## Raw data:
§ §

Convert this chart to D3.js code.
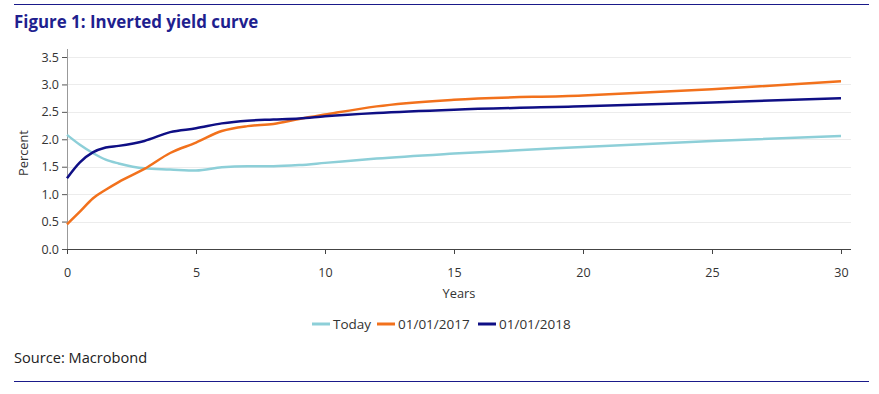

§ §

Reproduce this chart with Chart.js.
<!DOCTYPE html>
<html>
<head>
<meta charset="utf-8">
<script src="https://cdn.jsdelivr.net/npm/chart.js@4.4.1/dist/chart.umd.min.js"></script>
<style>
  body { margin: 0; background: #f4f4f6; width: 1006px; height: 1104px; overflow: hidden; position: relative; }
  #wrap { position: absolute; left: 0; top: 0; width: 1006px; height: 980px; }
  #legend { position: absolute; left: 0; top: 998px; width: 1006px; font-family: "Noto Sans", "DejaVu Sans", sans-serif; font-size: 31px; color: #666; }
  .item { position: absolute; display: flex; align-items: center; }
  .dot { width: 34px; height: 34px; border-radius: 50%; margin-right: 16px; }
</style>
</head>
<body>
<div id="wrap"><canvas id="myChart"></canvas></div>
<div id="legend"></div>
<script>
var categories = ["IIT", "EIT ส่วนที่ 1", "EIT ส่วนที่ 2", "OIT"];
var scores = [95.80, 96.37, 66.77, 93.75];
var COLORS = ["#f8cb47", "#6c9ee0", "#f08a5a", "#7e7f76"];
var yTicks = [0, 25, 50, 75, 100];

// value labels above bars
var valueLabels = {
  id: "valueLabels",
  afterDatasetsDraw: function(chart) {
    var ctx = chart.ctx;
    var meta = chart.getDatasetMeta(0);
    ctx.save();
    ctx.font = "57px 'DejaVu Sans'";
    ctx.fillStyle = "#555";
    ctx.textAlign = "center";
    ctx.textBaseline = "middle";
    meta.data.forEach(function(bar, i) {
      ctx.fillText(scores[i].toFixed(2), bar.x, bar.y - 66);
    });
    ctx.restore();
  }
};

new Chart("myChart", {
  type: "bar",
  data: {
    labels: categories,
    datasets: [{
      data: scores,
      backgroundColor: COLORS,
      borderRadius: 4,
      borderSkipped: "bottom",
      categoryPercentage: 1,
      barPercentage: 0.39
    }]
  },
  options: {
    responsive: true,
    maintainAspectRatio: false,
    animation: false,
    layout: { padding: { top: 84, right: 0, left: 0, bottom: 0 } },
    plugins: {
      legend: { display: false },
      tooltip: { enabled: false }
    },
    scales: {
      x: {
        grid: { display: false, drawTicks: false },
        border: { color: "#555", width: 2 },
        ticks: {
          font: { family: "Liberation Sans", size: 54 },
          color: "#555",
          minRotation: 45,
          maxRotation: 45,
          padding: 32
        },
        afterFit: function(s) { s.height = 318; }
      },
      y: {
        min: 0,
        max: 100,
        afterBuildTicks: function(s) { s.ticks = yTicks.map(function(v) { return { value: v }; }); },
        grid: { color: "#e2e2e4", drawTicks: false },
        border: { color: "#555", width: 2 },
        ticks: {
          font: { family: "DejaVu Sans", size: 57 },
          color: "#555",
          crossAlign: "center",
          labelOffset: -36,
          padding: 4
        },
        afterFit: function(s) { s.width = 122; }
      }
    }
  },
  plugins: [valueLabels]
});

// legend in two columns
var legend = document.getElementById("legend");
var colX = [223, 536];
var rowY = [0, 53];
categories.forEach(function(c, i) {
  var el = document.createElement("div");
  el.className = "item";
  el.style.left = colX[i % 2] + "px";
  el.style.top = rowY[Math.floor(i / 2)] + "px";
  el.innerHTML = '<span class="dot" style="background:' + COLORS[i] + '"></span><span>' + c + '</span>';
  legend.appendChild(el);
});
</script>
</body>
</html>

§ §

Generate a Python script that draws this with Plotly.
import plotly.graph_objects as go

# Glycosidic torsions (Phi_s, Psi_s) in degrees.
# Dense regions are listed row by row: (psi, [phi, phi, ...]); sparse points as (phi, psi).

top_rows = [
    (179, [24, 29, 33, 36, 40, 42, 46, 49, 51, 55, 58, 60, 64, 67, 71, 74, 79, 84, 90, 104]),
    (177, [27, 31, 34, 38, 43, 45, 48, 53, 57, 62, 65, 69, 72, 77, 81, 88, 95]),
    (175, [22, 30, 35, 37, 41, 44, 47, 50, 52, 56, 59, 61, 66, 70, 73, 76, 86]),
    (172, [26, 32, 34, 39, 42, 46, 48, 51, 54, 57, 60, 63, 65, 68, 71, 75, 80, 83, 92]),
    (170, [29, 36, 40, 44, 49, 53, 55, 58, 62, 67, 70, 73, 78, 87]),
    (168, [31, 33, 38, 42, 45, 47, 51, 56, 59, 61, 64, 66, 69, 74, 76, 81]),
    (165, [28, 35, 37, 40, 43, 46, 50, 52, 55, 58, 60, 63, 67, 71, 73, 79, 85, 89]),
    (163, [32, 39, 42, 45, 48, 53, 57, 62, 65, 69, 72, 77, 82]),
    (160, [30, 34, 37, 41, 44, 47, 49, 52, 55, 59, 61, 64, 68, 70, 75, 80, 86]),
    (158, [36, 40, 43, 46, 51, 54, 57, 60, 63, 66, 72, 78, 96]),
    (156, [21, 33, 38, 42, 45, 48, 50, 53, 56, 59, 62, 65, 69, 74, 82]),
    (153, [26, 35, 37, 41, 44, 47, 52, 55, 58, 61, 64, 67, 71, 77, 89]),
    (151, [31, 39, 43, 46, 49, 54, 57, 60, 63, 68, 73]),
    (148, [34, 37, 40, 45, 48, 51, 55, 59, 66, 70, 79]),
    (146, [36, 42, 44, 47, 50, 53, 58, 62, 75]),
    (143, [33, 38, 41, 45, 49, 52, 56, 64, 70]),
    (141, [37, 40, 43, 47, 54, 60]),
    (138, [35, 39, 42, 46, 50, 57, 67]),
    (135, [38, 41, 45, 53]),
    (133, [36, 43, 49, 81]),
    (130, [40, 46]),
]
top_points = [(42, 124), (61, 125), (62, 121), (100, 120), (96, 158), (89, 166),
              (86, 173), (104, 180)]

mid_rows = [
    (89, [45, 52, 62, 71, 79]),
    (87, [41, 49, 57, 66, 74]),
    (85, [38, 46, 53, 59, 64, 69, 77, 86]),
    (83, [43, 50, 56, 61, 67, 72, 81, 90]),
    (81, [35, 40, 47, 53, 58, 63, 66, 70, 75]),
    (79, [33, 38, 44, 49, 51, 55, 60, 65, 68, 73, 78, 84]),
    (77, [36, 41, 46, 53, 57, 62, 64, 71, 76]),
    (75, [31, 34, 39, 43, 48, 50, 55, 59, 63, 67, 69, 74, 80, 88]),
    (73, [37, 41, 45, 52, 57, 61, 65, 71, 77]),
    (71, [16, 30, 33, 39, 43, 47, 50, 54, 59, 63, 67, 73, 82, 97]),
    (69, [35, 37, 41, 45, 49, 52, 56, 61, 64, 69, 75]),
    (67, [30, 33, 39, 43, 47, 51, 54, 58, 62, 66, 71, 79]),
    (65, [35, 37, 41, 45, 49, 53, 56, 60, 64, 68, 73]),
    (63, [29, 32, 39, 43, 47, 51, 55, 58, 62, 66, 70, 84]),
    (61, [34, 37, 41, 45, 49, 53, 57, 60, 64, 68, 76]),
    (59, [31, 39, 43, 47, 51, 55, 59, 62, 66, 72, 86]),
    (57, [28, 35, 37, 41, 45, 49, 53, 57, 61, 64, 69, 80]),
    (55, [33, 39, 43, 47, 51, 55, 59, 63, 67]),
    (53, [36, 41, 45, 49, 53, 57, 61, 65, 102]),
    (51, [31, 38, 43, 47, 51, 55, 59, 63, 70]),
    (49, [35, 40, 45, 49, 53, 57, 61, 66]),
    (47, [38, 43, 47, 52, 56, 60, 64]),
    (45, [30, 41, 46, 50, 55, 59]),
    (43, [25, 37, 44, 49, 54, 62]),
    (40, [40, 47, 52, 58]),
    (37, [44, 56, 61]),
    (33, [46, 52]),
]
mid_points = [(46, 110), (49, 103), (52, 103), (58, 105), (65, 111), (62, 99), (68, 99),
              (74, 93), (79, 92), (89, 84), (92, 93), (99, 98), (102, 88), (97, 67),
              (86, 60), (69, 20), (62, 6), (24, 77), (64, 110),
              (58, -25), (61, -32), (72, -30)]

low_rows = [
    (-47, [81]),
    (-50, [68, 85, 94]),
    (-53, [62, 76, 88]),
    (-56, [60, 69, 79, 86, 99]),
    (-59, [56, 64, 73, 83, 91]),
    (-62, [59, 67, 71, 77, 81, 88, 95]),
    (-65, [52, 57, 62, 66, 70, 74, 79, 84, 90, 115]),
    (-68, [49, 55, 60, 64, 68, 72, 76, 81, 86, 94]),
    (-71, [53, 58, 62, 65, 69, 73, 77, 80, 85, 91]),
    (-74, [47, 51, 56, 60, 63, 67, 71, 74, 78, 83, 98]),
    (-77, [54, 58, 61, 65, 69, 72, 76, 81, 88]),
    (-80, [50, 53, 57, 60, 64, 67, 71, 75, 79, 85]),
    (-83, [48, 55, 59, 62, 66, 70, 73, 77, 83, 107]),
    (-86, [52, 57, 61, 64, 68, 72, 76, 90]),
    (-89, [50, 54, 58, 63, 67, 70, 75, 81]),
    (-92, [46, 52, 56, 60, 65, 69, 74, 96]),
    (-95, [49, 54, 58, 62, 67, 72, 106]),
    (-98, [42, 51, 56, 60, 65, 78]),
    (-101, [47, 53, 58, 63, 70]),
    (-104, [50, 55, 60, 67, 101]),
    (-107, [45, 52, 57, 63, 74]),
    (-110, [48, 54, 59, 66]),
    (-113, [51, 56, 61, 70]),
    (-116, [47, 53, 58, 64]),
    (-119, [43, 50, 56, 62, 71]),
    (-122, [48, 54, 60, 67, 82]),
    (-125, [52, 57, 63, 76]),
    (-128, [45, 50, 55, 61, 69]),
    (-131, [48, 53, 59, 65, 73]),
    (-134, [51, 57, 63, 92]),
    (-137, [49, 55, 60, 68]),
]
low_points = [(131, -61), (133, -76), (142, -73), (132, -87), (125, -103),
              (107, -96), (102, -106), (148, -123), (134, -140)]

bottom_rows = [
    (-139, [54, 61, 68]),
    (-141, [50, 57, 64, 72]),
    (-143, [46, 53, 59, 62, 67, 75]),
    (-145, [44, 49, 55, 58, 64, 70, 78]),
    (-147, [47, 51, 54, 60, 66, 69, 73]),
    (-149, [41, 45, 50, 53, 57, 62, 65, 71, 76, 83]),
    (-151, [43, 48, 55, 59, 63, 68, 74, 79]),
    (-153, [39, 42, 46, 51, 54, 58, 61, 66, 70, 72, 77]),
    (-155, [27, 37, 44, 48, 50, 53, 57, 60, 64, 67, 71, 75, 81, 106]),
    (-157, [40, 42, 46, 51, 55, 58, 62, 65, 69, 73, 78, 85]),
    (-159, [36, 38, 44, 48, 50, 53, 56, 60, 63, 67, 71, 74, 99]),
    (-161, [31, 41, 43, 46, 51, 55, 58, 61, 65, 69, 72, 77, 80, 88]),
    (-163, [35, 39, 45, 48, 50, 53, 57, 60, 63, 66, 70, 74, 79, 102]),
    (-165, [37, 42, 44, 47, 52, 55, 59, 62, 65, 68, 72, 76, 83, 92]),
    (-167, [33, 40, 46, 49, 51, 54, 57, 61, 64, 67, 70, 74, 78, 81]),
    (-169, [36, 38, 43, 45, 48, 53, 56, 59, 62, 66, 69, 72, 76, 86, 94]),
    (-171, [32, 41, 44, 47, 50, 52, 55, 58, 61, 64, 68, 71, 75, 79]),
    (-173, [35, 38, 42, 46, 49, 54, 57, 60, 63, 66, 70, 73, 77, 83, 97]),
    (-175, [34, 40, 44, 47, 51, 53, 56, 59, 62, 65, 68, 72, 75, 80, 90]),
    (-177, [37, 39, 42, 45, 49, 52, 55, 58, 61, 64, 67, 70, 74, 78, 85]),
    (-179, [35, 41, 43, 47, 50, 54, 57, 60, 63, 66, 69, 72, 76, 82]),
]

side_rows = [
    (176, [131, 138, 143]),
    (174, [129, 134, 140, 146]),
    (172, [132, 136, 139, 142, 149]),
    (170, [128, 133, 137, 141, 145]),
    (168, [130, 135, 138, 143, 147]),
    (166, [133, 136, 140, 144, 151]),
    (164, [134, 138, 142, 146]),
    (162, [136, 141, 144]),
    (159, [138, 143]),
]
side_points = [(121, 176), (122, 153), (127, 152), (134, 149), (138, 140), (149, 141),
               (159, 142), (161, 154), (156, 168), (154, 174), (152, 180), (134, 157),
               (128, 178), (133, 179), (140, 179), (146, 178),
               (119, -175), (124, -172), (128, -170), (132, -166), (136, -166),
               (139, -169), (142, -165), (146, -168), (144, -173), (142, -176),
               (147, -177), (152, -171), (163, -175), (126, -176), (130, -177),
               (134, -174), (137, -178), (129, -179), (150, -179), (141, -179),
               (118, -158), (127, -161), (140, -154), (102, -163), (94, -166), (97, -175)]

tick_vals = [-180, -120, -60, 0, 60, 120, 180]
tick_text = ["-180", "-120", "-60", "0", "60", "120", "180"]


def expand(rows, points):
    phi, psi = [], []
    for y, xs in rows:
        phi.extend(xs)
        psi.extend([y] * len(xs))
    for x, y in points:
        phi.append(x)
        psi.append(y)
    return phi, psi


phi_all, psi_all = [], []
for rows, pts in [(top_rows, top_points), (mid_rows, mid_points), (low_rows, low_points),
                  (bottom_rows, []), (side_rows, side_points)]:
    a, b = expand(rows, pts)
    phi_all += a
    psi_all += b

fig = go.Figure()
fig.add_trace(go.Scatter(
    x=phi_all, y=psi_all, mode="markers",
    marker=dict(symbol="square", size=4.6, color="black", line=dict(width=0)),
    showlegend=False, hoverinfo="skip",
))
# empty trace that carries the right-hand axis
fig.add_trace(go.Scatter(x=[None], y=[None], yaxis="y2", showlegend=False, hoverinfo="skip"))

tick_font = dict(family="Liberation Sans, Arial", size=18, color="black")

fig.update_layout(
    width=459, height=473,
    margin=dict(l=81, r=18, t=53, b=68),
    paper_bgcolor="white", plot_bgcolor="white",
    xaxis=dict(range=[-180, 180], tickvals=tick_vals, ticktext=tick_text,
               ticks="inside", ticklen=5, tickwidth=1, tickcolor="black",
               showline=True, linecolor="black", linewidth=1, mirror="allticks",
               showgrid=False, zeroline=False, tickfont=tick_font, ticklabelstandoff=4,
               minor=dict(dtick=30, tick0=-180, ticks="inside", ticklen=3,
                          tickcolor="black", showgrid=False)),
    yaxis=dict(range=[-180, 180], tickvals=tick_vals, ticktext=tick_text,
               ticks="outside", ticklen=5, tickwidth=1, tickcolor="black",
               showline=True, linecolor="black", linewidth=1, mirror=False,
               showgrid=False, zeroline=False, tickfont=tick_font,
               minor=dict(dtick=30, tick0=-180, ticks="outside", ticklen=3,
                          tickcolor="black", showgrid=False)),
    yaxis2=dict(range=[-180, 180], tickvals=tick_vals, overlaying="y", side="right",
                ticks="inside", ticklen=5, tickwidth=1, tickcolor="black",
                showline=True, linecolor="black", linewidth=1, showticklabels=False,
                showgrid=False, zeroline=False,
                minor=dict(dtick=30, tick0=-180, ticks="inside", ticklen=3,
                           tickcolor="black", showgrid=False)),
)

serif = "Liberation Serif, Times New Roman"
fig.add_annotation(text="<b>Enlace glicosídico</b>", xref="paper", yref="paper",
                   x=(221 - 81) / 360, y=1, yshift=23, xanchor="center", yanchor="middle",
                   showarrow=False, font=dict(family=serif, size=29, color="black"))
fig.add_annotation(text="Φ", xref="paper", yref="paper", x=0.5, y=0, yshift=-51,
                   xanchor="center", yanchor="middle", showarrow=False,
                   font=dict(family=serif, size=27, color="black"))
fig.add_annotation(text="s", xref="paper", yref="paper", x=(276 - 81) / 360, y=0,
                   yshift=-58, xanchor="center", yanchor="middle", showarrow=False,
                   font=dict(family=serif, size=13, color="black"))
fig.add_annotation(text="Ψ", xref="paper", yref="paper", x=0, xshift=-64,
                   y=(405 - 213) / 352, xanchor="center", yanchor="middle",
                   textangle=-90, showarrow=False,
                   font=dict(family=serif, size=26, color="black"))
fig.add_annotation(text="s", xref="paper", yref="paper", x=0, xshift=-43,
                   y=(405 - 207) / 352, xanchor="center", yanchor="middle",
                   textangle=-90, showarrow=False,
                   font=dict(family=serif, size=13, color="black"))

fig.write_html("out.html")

§ §

## Exercise details:
Gather every line from the listing above in which the word "with" appears.

## Exercise answer:
Reproduce this chart with Chart.js.
Generate a Python script that draws this with Plotly.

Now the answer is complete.